On 2 July 2026, Khem Bhandari was arrested by the Kanchanpur District Police to enforce the Mahendranagar bench of the Dipayal High Court's verdict upholding his conviction in a defamation case related to the Nirmala Panta case. The defamation suit had been filed by Kiran Bista, who alleged that Bhandari had defamed him through reports published in the Manaskhanda daily and posts on social media. The Kanchanpur District Court convicted Bhandari on 15 May 2025, sentencing him to one month and seven days' imprisonment, imposing a fine of Rs. 12,100, and ordering him to pay Rs. 100,000 in compensation. Bhandari appealed the verdict, but on 5 April 2026 the Mahendranagar bench of the Dipayal High Court upheld the district court's decision. Police stated that Bhandari was taken into custody to execute the court's verdict and was produced before the Kanchanpur District Court after undergoing a medical examination.

==Reaction and protests==
Panta's murder sparked public outrage on social media and public demonstrations. In a meeting with the victim's parents and Sudurpashchim Province lawmakers, prime minister Oli gave assurances that justice would be delivered. During public demonstrations in Bhimdattanagar, one boy died by police fire in clashes with police.

===Public protests===
- On Friday evening, 27 July 2018, the students of the Nepal Student Union demonstrated and shut down the Bazaar area of Bhimdatta, which resulted in a clash with security personnel.

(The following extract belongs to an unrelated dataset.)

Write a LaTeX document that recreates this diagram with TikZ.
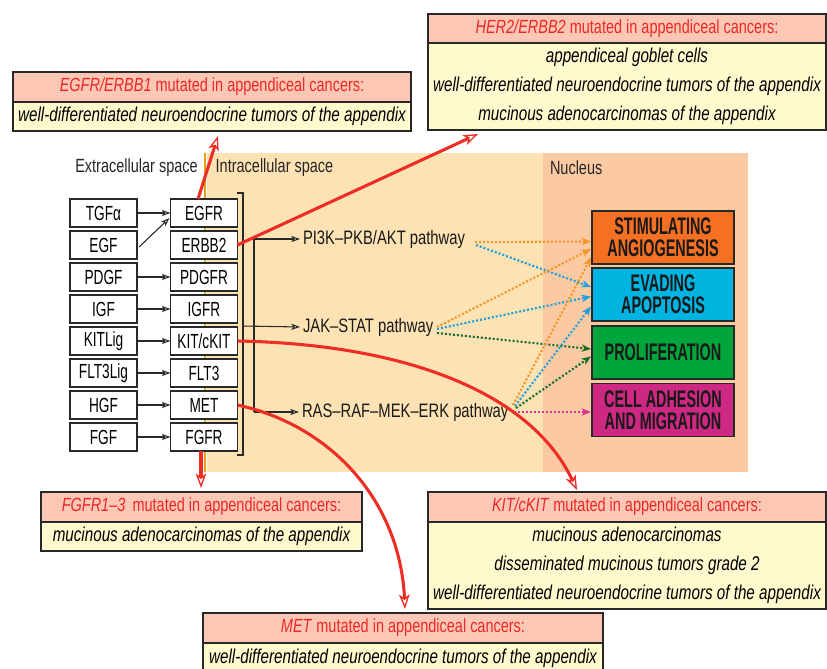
\documentclass[tikz,border=0pt]{standalone}
\usepackage{fontspec}
\setmainfont[FakeStretch=0.76]{Liberation Sans}
\newfontfamily\boxfont[FakeStretch=0.6]{Liberation Sans}
\newfontfamily\lblfont[FakeStretch=0.67]{Liberation Sans}
\usetikzlibrary{arrows.meta,calc}
\definecolor{hdrfill}{RGB}{252,199,181}
\definecolor{hdrred}{RGB}{237,40,40}
\definecolor{bodyfill}{RGB}{255,249,206}
\definecolor{cytofill}{RGB}{253,226,180}
\definecolor{nucfill}{RGB}{252,202,162}
\definecolor{membr}{RGB}{227,160,20}
\definecolor{redarr}{RGB}{238,45,36}
\definecolor{framec}{RGB}{40,40,40}
\definecolor{angc}{RGB}{245,112,35}
\definecolor{evac}{RGB}{0,180,226}
\definecolor{proc}{RGB}{0,166,60}
\definecolor{celc}{RGB}{205,40,130}
\definecolor{dotor}{RGB}{247,148,40}
\definecolor{dotcy}{RGB}{30,160,220}
\definecolor{dotgr}{RGB}{20,110,50}
\definecolor{dotmg}{RGB}{220,50,150}
\begin{document}
\begin{tikzpicture}[x=0.75pt,y=-0.75pt,
  every node/.style={inner sep=0pt,outer sep=0pt},
  lbl/.style={draw=framec,line width=1.1pt,fill=white,minimum width=50.25pt,minimum height=21pt,font=\lblfont\fontsize{15.3}{16}\selectfont},
  hdr/.style={draw=framec,line width=1pt,fill=hdrfill,text=hdrred,anchor=north west,minimum height=22.5pt,font=\fontsize{14.3}{16}\selectfont},
  bdy/.style={draw=framec,line width=1pt,fill=bodyfill,anchor=north west,align=center,font=\fontsize{15}{21.75}\selectfont\itshape},
  outbox/.style={draw=framec,line width=1.1pt,minimum width=106.5pt,minimum height=39.75pt,align=center,text=black!90,font=\boxfont\bfseries\fontsize{18}{16.5}\selectfont},
  region/.style={text=black!85,font=\fontsize{14.3}{16}\selectfont},
  path/.style={anchor=west,text=black!90,font=\fontsize{14.6}{16}\selectfont},
  lin/.style={draw=framec,line width=0.8pt},
  blk/.style={draw=framec,line width=0.8pt,-{Stealth[fill=white,length=6.5pt,width=4.5pt,inset=1.5pt]}},
  dotl/.style={line width=1.6pt,dash pattern=on 1.5pt off 1.5pt,-{Stealth[fill=white,length=7pt,width=5.5pt,inset=2pt]}},
  redl/.style={draw=redarr,line width=2.3pt,-{Stealth[fill=white,length=11pt,width=8pt,inset=3pt,line width=1pt]}}
]
\useasboundingbox (0,0) rectangle (827,668);
\fill[white] (0,0) rectangle (827,668);
% regions
\fill[cytofill] (207,153) rectangle (543,472);
\fill[nucfill] (543,153) rectangle (748,472);
\draw[membr,line width=2pt] (205,153) -- (205,472);
\node[region] (extra) at (136.5,168) {Extracellular space};
\node[region] (intra) at (274.5,168) {Intracellular space};
\node[region,anchor=west] (nucl) at (550,168) {Nucleus};

% ligands
\node[lbl] (tgfa) at (103.5,213) {TGFα};
\node[lbl] (egf) at (103.5,245) {EGF};
\node[lbl] (pdgf) at (103.5,277) {PDGF};
\node[lbl] (igf) at (103.5,309) {IGF};
\node[lbl] (kitlig) at (103.5,341) {KITLig};
\node[lbl] (flt3lig) at (103.5,373) {FLT3Lig};
\node[lbl] (hgf) at (103.5,405) {HGF};
\node[lbl] (fgf) at (103.5,437) {FGF};
% receptors
\node[lbl] (egfr) at (204,213) {EGFR};
\node[lbl] (erbb2) at (204,245) {ERBB2};
\node[lbl] (pdgfr) at (204,277) {PDGFR};
\node[lbl] (igfr) at (204,309) {IGFR};
\node[lbl] (kit) at (204,341) {KIT/cKIT};
\node[lbl] (flt3) at (204,373) {FLT3};
\node[lbl] (met) at (204,405) {MET};
\node[lbl] (fgfr) at (204,437) {FGFR};

\draw[blk] (tgfa.east) -- (egfr.west);
\draw[blk] ($(egf.east)+(2,2)$) -- ($(egfr.west)+(-1,5)$);
\draw[blk] (pdgf.east) -- (pdgfr.west);
\draw[blk] (igf.east) -- (igfr.west);
\draw[blk] (kitlig.east) -- (kit.west);
\draw[blk] (flt3lig.east) -- (flt3.west);
\draw[blk] (hgf.east) -- (met.west);
\draw[blk] (fgf.east) -- (fgfr.west);

% bracket
\draw[lin] (237,193) -- (243,193) -- (243,455) -- (237,455);

% pathways
\node[path] (pi3k) at (303,239) {PI3K–PKB/AKT pathway};
\node[path] (jak) at (303,327) {JAK–STAT pathway};
\node[path] (ras) at (302,412) {RAS–RAF–MEK–ERK pathway};
\coordinate (brk) at (243,326);
\coordinate (v1) at (254,239);
\coordinate (v2) at (254,412);
\draw[lin] (v1) -- (v2);
\draw[blk] (v1) -- ($(pi3k.west)+(-3,0)$);
\draw[blk] (brk) -- ($(jak.west)+(-3,0)$);
\draw[blk] (v2) -- ($(ras.west)+(-3,0)$);

% outcome boxes
\node[outbox,fill=angc] (ang) at (663,237.5) {STIMULATING\\ANGIOGENESIS};
\node[outbox,fill=evac] (eva) at (663,294.5) {EVADING\\APOPTOSIS};
\node[outbox,fill=proc] (pro) at (663,352.5) {PROLIFERATION};
\node[outbox,fill=celc] (cel) at (663,410) {CELL ADHESION\\AND MIGRATION};

% dotted sources
\coordinate (s1) at (475,242);
\coordinate (s2) at (437,329);
\coordinate (s3) at (514,408);
\draw[dotl,dotor] (s1) -- ($(ang.west)+(-1,4)$);
\draw[dotl,dotcy] ($(s1)+(1,3)$) -- ($(eva.west)+(-1,-7.5)$);
\draw[dotl,dotor] ($(s2)+(0,-2)$) -- ($(ang.west)+(-1,11.5)$);
\draw[dotl,dotcy] (s2) -- ($(eva.west)+(-1,2)$);
\draw[dotl,dotgr] ($(s2)+(0,4)$) -- ($(pro.west)+(-1,-3.5)$);
\draw[dotl,dotor] ($(s3)+(-1,-3)$) -- ($(ang.west)+(-1,20)$);
\draw[dotl,dotcy] ($(s3)+(1,-2)$) -- ($(eva.west)+(-1,12)$);
\draw[dotl,dotgr] ($(s3)+(2,0)$) -- ($(pro.west)+(-1,4)$);
\draw[dotl,dotmg] ($(s3)+(0,4)$) -- ($(cel.west)+(-1,2)$);

% mutation boxes
\node[hdr,minimum width=298.5pt] (h1) at (13,72) {\textit{EGFR/ERBB1} mutated in appendiceal cancers:};
\node[bdy,minimum width=298.5pt,minimum height=21.75pt] (b1) at (13,102) {well-differentiated neuroendocrine tumors of the appendix};

\node[hdr,minimum width=298.5pt,minimum height=21.75pt] (h2) at (428,14) {\textit{HER2/ERBB2} mutated in appendiceal cancers:};
\node[bdy,minimum width=298.5pt,minimum height=65.25pt] (b2) at (428,43) {appendiceal goblet cells\\well-differentiated neuroendocrine tumors of the appendix\\mucinous adenocarcinomas of the appendix};

\node[hdr,minimum width=240.75pt] (h3) at (41,492) {\textit{FGFR1–3} \,mutated in appendiceal cancers:};
\node[bdy,minimum width=240.75pt,minimum height=21.75pt] (b3) at (41,522) {mucinous adenocarcinomas of the appendix};

\node[hdr,minimum width=298.5pt] (h4) at (428,492) {\textit{KIT/cKIT} mutated in appendiceal cancers:};
\node[bdy,minimum width=298.5pt,minimum height=65.25pt] (b4) at (428,522) {mucinous adenocarcinomas\\disseminated mucinous tumors grade 2\\well-differentiated neuroendocrine tumors of the appendix};

\node[hdr,minimum width=300pt] (h5) at (203,613) {\textit{MET} mutated in appendiceal cancers:};
\node[bdy,minimum width=300pt,minimum height=22.5pt] (b5) at (203,643) {well-differentiated neuroendocrine tumors of the appendix};

% red arrows
\draw[redl] ($(egfr.north)+(-6,0)$) -- ($(b1.south)+(6,5)$);
\draw[redl] (erbb2.east) -- ($(b2.south west)+(50,4)$);
\draw[redl] (kit.east) .. controls (400,344) and (530,390) .. ($(h4.north west)+(149,-2)$);
\draw[redl] (met.east) .. controls (330,425) and (400,500) .. ($(h5.north west)+(202,-4)$);
\draw[redl] ($(fgfr.south)+(-3,0)$) -- ($(h3.north west)+(160,-4)$);
\end{tikzpicture}
\end{document}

- On Saturday, 28 July 2018, the victim's family, together with local civilians, a women's rights organization, and sister organizations of the opposition party Nepali Congress, protested the failure of police to find the culprits and demanded security be established at the incident site. On Saturday, the victim's family and relatives staged demonstrations at the Mahakali Zonal Hospital, the Bazaar Area, and the municipal corporation.
- On 23 August 2018, locals in Kanchanpur staged demonstrations, shut down the market, and burned tyres to protest the failure of police to find the real culprits. Demonstrations had been ongoing in Bhimdatta, Bhansi, Suda, Lalpur, Sisaiya, Daiji, Champhapur and adjacent areas since the incident.
- On 15 September 2018, a mass rally was organized at Maitighar Mandala, Kathmandu, with the slogan of Justice for Nirmala. The rally converged on a corner assembly at New Baneshwor.
- On Tuesday, 18 September 2018, the Nepali Congress organized a rally at Mahendranagar, which was joined by Panta's parents, demanding the identification and punishment of the perpetrator of the incident. They submitted a memorandum of demand to the Chief District Officer of Kanchanpur, Taranath Adhikari.
- On the same day, students of the Janajyoti Multiple Campus of Sarlahi district organized a rally at Lalbandi, Sarlahi, where hundreds of students, civil society leaders, political leaders, and women's rights activists demanded justice for the victim.
- On 30 October 2018, family, friends, relatives and human rights activists led a rally in Mahendranagar demanding justice for the victim and punitive actions against SP Dilli Raj Bista and Inspector Jagadish Prasad Bhatta.